Meeting with reporters after co-authoring one of the letters, Senate Foreign Relations Committee Chairman Charles H. Percy (R-Ill.) said he believes that Reagan supports arms control.

But, Percy said, "I have no doubt that there are certain people around him, in the National Security Council and the Defense Department, who will do anything to prevent arms control. These are the guys I am out to get." Percy mentioned no names.

Rep. Albert Gore Jr. (D-Tenn.), who co-authored the other letter, said later that "there is a lot of concern" about the administration's enthusiastic endorsement of a special presidential commission's recent recommendation to deploy 100 MX missiles and its apparent lower level of interest in other panel recommendations on arms control and development of a small, single-warhead missile to succeed the 10-warhead MX.

Both groups also urged Reagan to establish a bipartisan commission "to advise you on implementing" the arms-control recommendations of the presidential commission on the MX and other issues that was headed by retired Air Force Lt. Gen. Brent Scowcroft.

Yesterday's letter from Percy and Sens.
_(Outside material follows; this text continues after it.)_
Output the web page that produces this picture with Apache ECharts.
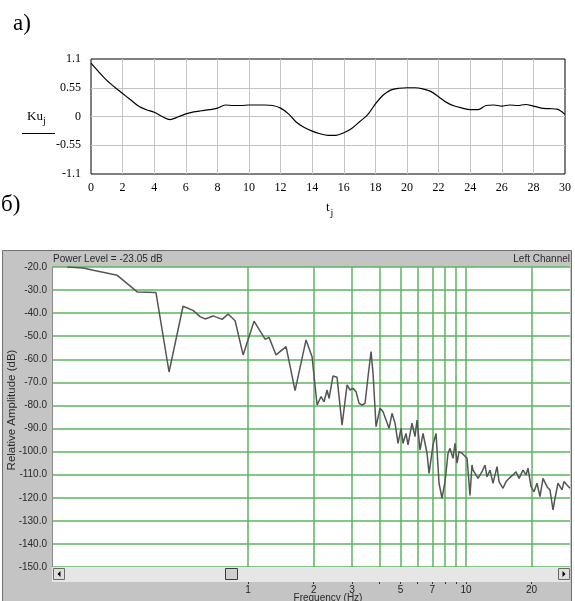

Sam Nunn (D-Ga.) and William S. Cohen (R-Maine) said that such a commission would "underscore to our allies and adversaries the continuity of U.S. arms-control policy beyond any one administration."

Senate aides said later that the Soviet Union's incentive to bargain has been reduced by the inability of past administrations to obtain ratification of agreements on missiles or nuclear testing worked out with Moscow but then disapproved by subsequent administrations.

In their letter, the senators said, "We are concerned that the administration has not responded more fully to the arms-control recommendations" of the Scowcroft panel.

Specifically, they asked Reagan to modify the existing U.S. proposal at the Geneva arms talks quickly to bring it in line with the commission's recommendation that both sides measure their forces in numbers of atomic warheads rather than missile launchers.

They stressed that, "without effective arms control," the idea of putting MXs in existing and vulnerable Minuteman silos or even of building the new small missile does not make much sense.

"We believe that explorations should begin at once to determine whether there is any reasonable prospect of agreement with the Soviets" to the kind of more stable nuclear forces on both sides advocated by the commission, they said.

This would mean an ultimate move away from big, multiple-warhead missiles toward the smaller, more secure and less threatening single-warhead versions.

The senators called for "an immediate start" on the small missile and endorsed an earlier Nunn-Cohen proposal under which the superpowers would eliminate two old atomic warheads for each new one added.

The lawmakers warned Reagan that "before we reach a decision on . . . opening the production line for the MX missile, we would like an expression of your opinion on the approach we have outlined."

Both groups also said the number of MX missiles ultimately deployed should be contingent on arms-control developments.

White House officials said yesterday that there is "no doubt" that the administration views the Scowcroft commission's recommendations "as a package" and that the small missile is "very integral to it." A study is already under way on revising the U.S. proposal at Geneva, they added.

The House letter was authored by Gore, Les Aspin (D-Wis.) and Norman D. Dicks (D-Wash.), and was signed by several other Democrats and at least one Republican.